Beijing / Abuja / Ankara — In a significant push toward deepening economic ties between two of Eurasia and Africa’s most dynamic economies, Turkish President Tayyip Erdogan and Nigerian President Bola Tinubu agreed on an ambitious strategy to expand bilateral trade to $5 billion — more than double current levels — alongside broader cooperation on defense, infrastructure and investment. The announcements followed a high-level meeting in Abuja this week that culminated in a new set of government-to-government agreements.
What Was Agreed
• Erdogan and Tinubu signed a suite of agreements spanning defense cooperation, infrastructure development, and trade and investment promotion.
• Both states launched formal discussions toward a trade volume increase from approximately $2 billion to $5 billion, anchored in expanded market access and investment facilitation.
• Allied cooperation on security and military training was also affirmed, with Nigeria signaling engagement with Turkish defense firms.
Why It Matters Economically
The Ankara-Abuja agreements mark a step change in economic diplomacy between Turkey and Africa’s largest economy:
• Trade expansion at scale: A $5 billion target signals a strategic pivot for Turkish exporters — especially in machinery, automotive and consumer goods — toward the West African market, where Nigeria’s rising consumer class offers long-term demand.
• Investment flows: Formalizing trade and investment frameworks reduces commercial risk and gives confidence to private sector capital, creating pipelines for Turkish direct investment into Nigerian infrastructure and energy.
• Defense and technology cooperation: Agreements on military training and intelligence can catalyze ancillary industrial linkages and technology transfer, deepening the economic footprint beyond trade.
Implications for Capital and Business Confidence
• Foreign capital mobilisation: Clear targets and state-backed cooperation mechanisms reduce uncertainty for institutional investors looking to African markets, especially in sectors like construction, logistics and defence manufacturing.
• Regional trade integration: Nigeria’s leadership within the African Continental Free Trade Area (AfCFTA)multiplies the potential impact of a stronger Turkey-Nigeria partnership, offering Turkish firms a gateway into a continental market of over 1.3 billion consumers.

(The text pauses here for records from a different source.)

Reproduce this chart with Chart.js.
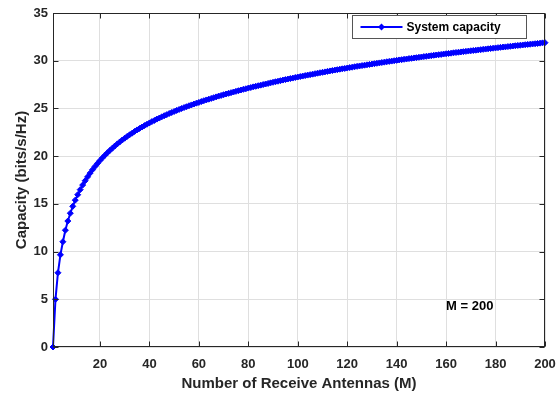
<!DOCTYPE html>
<html>
<head>
<meta charset="utf-8">
<script src="https://cdn.jsdelivr.net/npm/chart.js@4.4.1/dist/chart.umd.min.js"></script>
<style>
  html, body { margin: 0; padding: 0; background: #fff; }
  #wrap { width: 560px; height: 398px; }
</style>
</head>
<body>
<div id="wrap"><canvas id="capacityChart" width="560" height="398"></canvas></div>
<script>
// number of receive antennas M = 1..200
const antennaCounts = Array.from({ length: 200 }, (_, i) => i + 1);

// capacity in bits/s/Hz
const systemCapacity = [
  0, 5.00, 7.78, 9.66, 11.03, 12.24, 13.20, 14.02, 14.74, 15.39,
  15.96, 16.49, 16.97, 17.42, 17.83, 18.22, 18.58, 18.92, 19.24, 19.54,
  19.82, 20.09, 20.35, 20.60, 20.83, 21.06, 21.28, 21.49, 21.69, 21.88,
  22.07, 22.24, 22.41, 22.59, 22.75, 22.90, 23.05, 23.20, 23.34, 23.48,
  23.62, 23.74, 23.88, 23.99, 24.12, 24.24, 24.35, 24.47, 24.57, 24.68,
  24.79, 24.89, 24.99, 25.09, 25.18, 25.28, 25.37, 25.46, 25.55, 25.63,
  25.72, 25.81, 25.89, 25.97, 26.05, 26.13, 26.21, 26.29, 26.36, 26.44,
  26.51, 26.58, 26.65, 26.72, 26.79, 26.86, 26.93, 27.00, 27.06, 27.13,
  27.19, 27.26, 27.32, 27.38, 27.44, 27.50, 27.56, 27.62, 27.68, 27.74,
  27.80, 27.85, 27.91, 27.97, 28.02, 28.08, 28.13, 28.18, 28.24, 28.29,
  28.34, 28.39, 28.44, 28.49, 28.54, 28.59, 28.64, 28.69, 28.74, 28.78,
  28.83, 28.88, 28.93, 28.97, 29.02, 29.06, 29.11, 29.15, 29.19, 29.23,
  29.28, 29.32, 29.37, 29.41, 29.45, 29.49, 29.53, 29.57, 29.61, 29.65,
  29.69, 29.73, 29.77, 29.81, 29.85, 29.89, 29.93, 29.96, 30.00, 30.04,
  30.08, 30.11, 30.15, 30.18, 30.22, 30.25, 30.29, 30.32, 30.36, 30.39,
  30.43, 30.46, 30.50, 30.53, 30.57, 30.60, 30.63, 30.66, 30.70, 30.73,
  30.76, 30.79, 30.83, 30.86, 30.89, 30.92, 30.95, 30.98, 31.01, 31.04,
  31.07, 31.10, 31.13, 31.16, 31.19, 31.22, 31.25, 31.28, 31.31, 31.34,
  31.37, 31.40, 31.43, 31.45, 31.48, 31.51, 31.54, 31.57, 31.60, 31.62,
  31.65, 31.68, 31.71, 31.73, 31.76, 31.78, 31.81, 31.84, 31.87, 31.89
];

const xTickValues = [20, 40, 60, 80, 100, 120, 140, 160, 180, 200];
const yTickValues = [0, 5, 10, 15, 20, 25, 30, 35];
const seriesName = 'System capacity';
const noteText = 'M = 200';

const FONT = "'Liberation Sans', Arial, Helvetica, sans-serif";
const INK = '#262626';
const BLUE = '#0000ff';

// box, inward ticks on all four sides, legend and the text note
const matlabFrame = {
  id: 'matlabFrame',
  afterDraw(chart) {
    const ctx = chart.ctx;
    const a = chart.chartArea;
    const xs = chart.scales.x, ys = chart.scales.y;
    const L = Math.round(a.left) + 0.5, R = Math.round(a.right) - 0.5;
    const T = Math.round(a.top) + 0.5, B = Math.round(a.bottom) - 0.5;
    ctx.save();
    ctx.strokeStyle = INK;
    ctx.lineWidth = 1;
    ctx.strokeRect(L, T, R - L, B - T);
    ctx.beginPath();
    xTickValues.forEach(v => {
      const px = Math.round(xs.getPixelForValue(v)) + 0.5;
      ctx.moveTo(px, B); ctx.lineTo(px, B - 5);
      ctx.moveTo(px, T); ctx.lineTo(px, T + 5);
    });
    yTickValues.forEach(v => {
      const py = Math.round(ys.getPixelForValue(v)) + 0.5;
      ctx.moveTo(L, py); ctx.lineTo(L + 5, py);
      ctx.moveTo(R, py); ctx.lineTo(R - 5, py);
    });
    ctx.stroke();

    // legend
    const bx = Math.round(a.right) - 192.5, by = Math.round(a.top) + 2.5;
    ctx.fillStyle = '#fff';
    ctx.fillRect(bx, by, 174, 23);
    ctx.strokeStyle = '#555';
    ctx.strokeRect(bx, by, 174, 23);
    const ly = by + 11.5;
    ctx.strokeStyle = BLUE;
    ctx.lineWidth = 2;
    ctx.beginPath();
    ctx.moveTo(bx + 8, ly); ctx.lineTo(bx + 50, ly);
    ctx.stroke();
    ctx.fillStyle = BLUE;
    ctx.beginPath();
    ctx.moveTo(bx + 29, ly - 3.5); ctx.lineTo(bx + 32.5, ly);
    ctx.lineTo(bx + 29, ly + 3.5); ctx.lineTo(bx + 25.5, ly);
    ctx.closePath(); ctx.fill();
    ctx.fillStyle = '#000';
    ctx.font = 'bold 12px ' + FONT;
    ctx.textAlign = 'left';
    ctx.textBaseline = 'middle';
    ctx.fillText(seriesName, bx + 54, ly + 0.5);

    // note
    ctx.font = 'bold 13px ' + FONT;
    ctx.fillText(noteText, xs.getPixelForValue(160), ys.getPixelForValue(4.2));
    ctx.restore();
  }
};

const ctx = document.getElementById('capacityChart').getContext('2d');
new Chart(ctx, {
  type: 'line',
  data: {
    datasets: [{
      label: seriesName,
      data: antennaCounts.map((m, i) => ({ x: m, y: systemCapacity[i] })),
      borderColor: BLUE,
      backgroundColor: BLUE,
      borderWidth: 2,
      pointStyle: 'rectRot',
      pointRadius: 3,
      pointBorderWidth: 1,
      pointBackgroundColor: BLUE,
      pointBorderColor: BLUE,
      tension: 0,
      clip: false
    }]
  },
  options: {
    responsive: false,
    animation: false,
    devicePixelRatio: 1,
    events: [],
    layout: { padding: { left: 0, right: 15, top: 13, bottom: 0 } },
    plugins: {
      legend: { display: false },
      tooltip: { enabled: false }
    },
    scales: {
      x: {
        type: 'linear',
        min: 1,
        max: 200,
        afterBuildTicks: s => { s.ticks = xTickValues.map(v => ({ value: v })); },
        afterFit: s => { s.height = 51; s.paddingLeft = 0; s.paddingRight = 0; },
        ticks: {
          color: INK,
          padding: 10,
          maxRotation: 0,
          font: { family: FONT, size: 13, weight: 'bold' }
        },
        grid: { color: '#dfdfdf', drawTicks: false },
        border: { display: false },
        title: {
          display: true,
          text: 'Number of Receive Antennas (M)',
          color: INK,
          padding: { top: 0, bottom: 5 },
          font: { family: FONT, size: 15, weight: 'bold' }
        }
      },
      y: {
        type: 'linear',
        min: 0,
        max: 35,
        afterBuildTicks: s => { s.ticks = yTickValues.map(v => ({ value: v })); },
        afterFit: s => { s.width = 53; s.paddingTop = 0; s.paddingBottom = 0; },
        ticks: {
          color: INK,
          padding: 5,
          font: { family: FONT, size: 13, weight: 'bold' }
        },
        grid: { color: '#dfdfdf', drawTicks: false },
        border: { display: false },
        title: {
          display: true,
          text: 'Capacity (bits/s/Hz)',
          color: INK,
          padding: { top: 13, bottom: 0 },
          font: { family: FONT, size: 15, weight: 'bold' }
        }
      }
    }
  },
  plugins: [matlabFrame]
});
</script>
</body>
</html>
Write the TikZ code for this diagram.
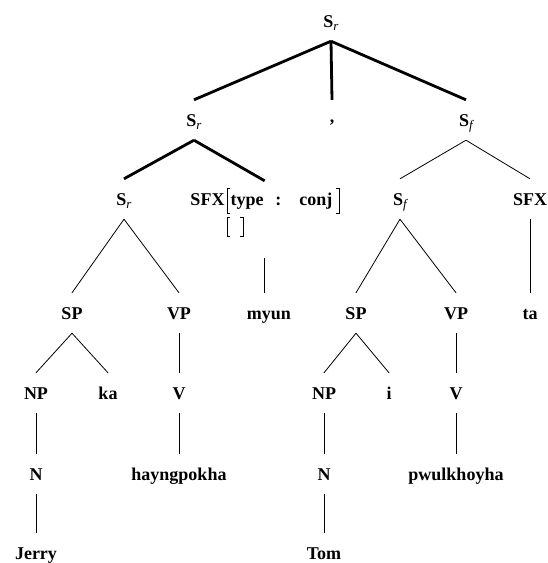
\documentclass[tikz,border=0pt]{standalone}
\usepackage{fontspec}
\setmainfont{Liberation Serif}
\usetikzlibrary{fit}
\newcommand{\mysub}[1]{\raisebox{-3.5pt}{\fontsize{13}{13}\selectfont\mdseries\itshape #1}}
\begin{document}
\begin{tikzpicture}[x=1pt,y=1pt,
  lab/.style={font=\fontsize{18}{18}\selectfont\bfseries, text height=16pt, text depth=4pt, inner xsep=0pt, inner ysep=10pt},
  heavy/.style={line width=2.8pt},
  light/.style={line width=0.8pt},
  brk/.style={line width=0.9pt}]
\useasboundingbox (0,0) rectangle (548,-563);
% level 1
\node[lab] (root) at (331,-21) {S\mysub{r}};
% level 2
\node[lab] (sr2) at (194,-120) {S\mysub{r}};
\node[lab] (comma) at (332,-116) {,};
\node[lab] (sf2) at (466,-120) {S\mysub{f}};
% level 3
\node[lab] (sr3) at (124,-199) {S\mysub{r}};
\node[lab] (sfxhead) at (207.5,-199) {SFX};
\node[lab] (avm) at (281.5,-199) {type\hspace{12pt}:\hspace{18pt}conj};
\coordinate (lbt) at (227,-188);
\coordinate (rbt) at (339,-188);
\coordinate (lbb) at (227,-236);
\node[lab] (sfxempty) at (235,-226) {};
\node[fit=(sfxhead.west)(rbt)(lbb)(lbt), inner xsep=0pt, inner ysep=7pt] (sfx) {};
\node[lab] (sf3) at (400,-199) {S\mysub{f}};
\node[lab] (sfx2) at (530,-199) {SFX};
% level 4
\node[lab] (sp1) at (72,-313) {SP};
\node[lab] (vp1) at (179,-313) {VP};
\node[lab] (myun) at (269,-313) {myun};
\node[lab] (sp2) at (356,-313) {SP};
\node[lab] (vp2) at (456,-313) {VP};
\node[lab] (ta) at (530,-313) {ta};
% level 5
\node[lab] (np1) at (36,-393) {NP};
\node[lab] (ka) at (108,-393) {ka};
\node[lab] (v1) at (179,-393) {V};
\node[lab] (np2) at (324,-393) {NP};
\node[lab] (i) at (389,-393) {i};
\node[lab] (v2) at (456,-393) {V};
% level 6
\node[lab] (n1) at (36,-474) {N};
\node[lab] (hay) at (179,-474) {hayngpokha};
\node[lab] (n2) at (324,-474) {N};
\node[lab] (pwul) at (456,-474) {pwulkhoyha};
% level 7
\node[lab] (jerry) at (36,-553) {Jerry};
\node[lab] (tom) at (324,-553) {Tom};
% brackets
\draw[brk] (230,-188) -- (lbt) -- (227,-213) -- (230,-213);
\draw[brk] (336,-188) -- (rbt) -- (339,-213) -- (336,-213);
\draw[brk] (230,-217) -- (227,-217) -- (lbb) -- (230,-236);
\draw[brk] (240,-217) -- (243,-217) -- (243,-236) -- (240,-236);
% heavy edges
\draw[heavy] (root.south) -- (sr2.north);
\draw[heavy] (root.south) -- (comma.north |- sr2.north);
\draw[heavy] (root.south) -- (sf2.north);
\draw[heavy] (sr2.south) -- (sr3.north);
\draw[heavy] (sr2.south) -- (sfx.north);
% light edges
\draw[light] (sf2.south) -- (sf3.north);
\draw[light] (sf2.south) -- (sfx2.north);
\draw[light] (sr3.south) -- (sp1.north);
\draw[light] (sr3.south) -- (vp1.north);
\draw[light, shorten <=15pt] (sfx.south) -- (sfx.south |- myun.north);
\draw[light] (sf3.south) -- (sp2.north);
\draw[light] (sf3.south) -- (vp2.north);
\draw[light] (sfx2.south) -- (ta.north);
\draw[light] (sp1.south) -- (np1.north);
\draw[light] (sp1.south) -- (ka.north);
\draw[light] (vp1.south) -- (v1.north);
\draw[light] (sp2.south) -- (np2.north);
\draw[light] (sp2.south) -- (i.north);
\draw[light] (vp2.south) -- (v2.north);
\draw[light] (np1.south) -- (n1.north);
\draw[light] (v1.south) -- (hay.north);
\draw[light] (np2.south) -- (n2.north);
\draw[light] (v2.south) -- (pwul.north);
\draw[light] (n1.south) -- (jerry.north);
\draw[light] (n2.south) -- (tom.north);
\end{tikzpicture}
\end{document}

• Diplomatic balancing: The deal underscores a broader trend of emerging-market states forging diversified partnerships beyond traditional Western economic centres, particularly amid global geopolitical realignment.
What Comes Next
Technical working groups between Ankara and Abuja are expected to define tariff schedules, investment protection provisions, and sector-specific cooperation roadmaps over the next quarter. Observers note that private sector engagement — alongside state actors — will be critical in converting diplomatic agreements into tangible trade growth and cross-border capital flows.